Igor Abisaí Padilla Chávez, a well-known Honduran journalist, was killed in San Pedro Sula on Jan. 17.

La Prensa reported that the 38-year-old journalist received a call to leave a shop where he was filming a commercial. When he left, four people began to shoot him. The newspaper added that bullets from an AR-15 rifle were found at the scene and that initial reports indicated the attackers used bulletproof vests and wore masked hoods. According to AFP, they were dressed as police.

Witnesses said they heard 20 shots and a doctor quoted by La Prensa said Padilla was shot multiple times.

Padilla was a reporter for Canal Hable Como Habla (HCH) in San Pedro Sula and covered night police patrols, according to AFP. He also had a comedy program on HCH called “Los Verduleros.”

Undoubtedly, because of his affable character and knack for people, he was known to win the affections of thousands of Hondurans who followed him on the small screen,” La Tribuna reported.

The journalist had also produced a movie and was filming another about violence against journalists, according to La Prensa’s reporting.

AFP said that the cause of the attack on Padilla was unknown. However, La Prensa said that the journalist had reportedly received a written death threat.

On Jan. 18, national police said that eighteen people, allegedly members of the Mara 18, were detained in Padilla's murder, according to La Tribuna.

The publication also reported that two people confessed to participating in the attack and that one of the detained women made the call to Padilla asking him to leave the shop prior to him being killed.

Honduras’ Security Secretary previously said in a press release, “preliminary evidence indicates that the perpetrators of this act that ended the life of journalist Igor Padilla are linked as active members of a criminal organization of maras and gangs.”

The Secretary had also said that they will comply with Honduran President Juan Orlando Hernández’s orders for the capture of the suspects.

Director of the Technical Agency for Criminal Investigation (ATIC for its acronym in Spanish), Ricardo Castro, said "there is no doubt that the objective was Igor Padilla" and that "it was definitely a very planned event," HCH reported before the capture of the 18 suspects.

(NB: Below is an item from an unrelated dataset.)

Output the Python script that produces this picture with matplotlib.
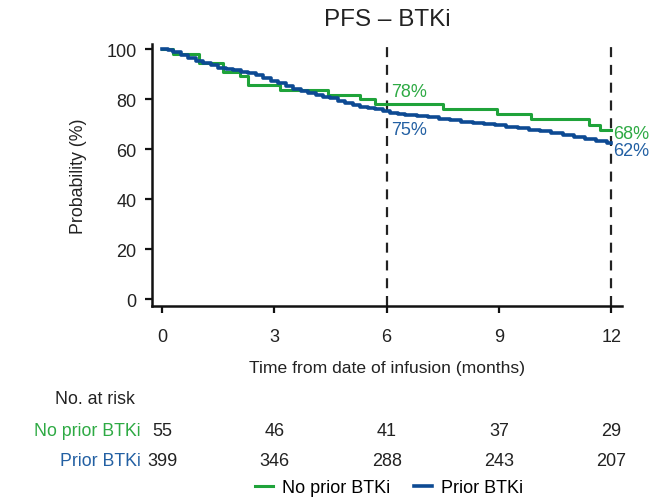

HCH had demanded the capture of the suspects, saying “we will continue to inform, we will not stop, we are not afraid and we will not stop telling the truth, HCH Televisión Digital will continue being the channel of reference in Hondura and will continue to transcend to the international level.”

Roberto Herrera Cáceres, the National Commissioner for Human Rights in Honduras, condemned Padilla’s death and demanded a thorough investigation. He added that the attack was a reflection of the general situation of insecurity in Honduras.

The National Commission of Human Rights in Honduras (CONADEH for its initials in Spanish) reported that, including Padilla, 69 people related to communications have died since 2001, with an impunity rate of 95 percent.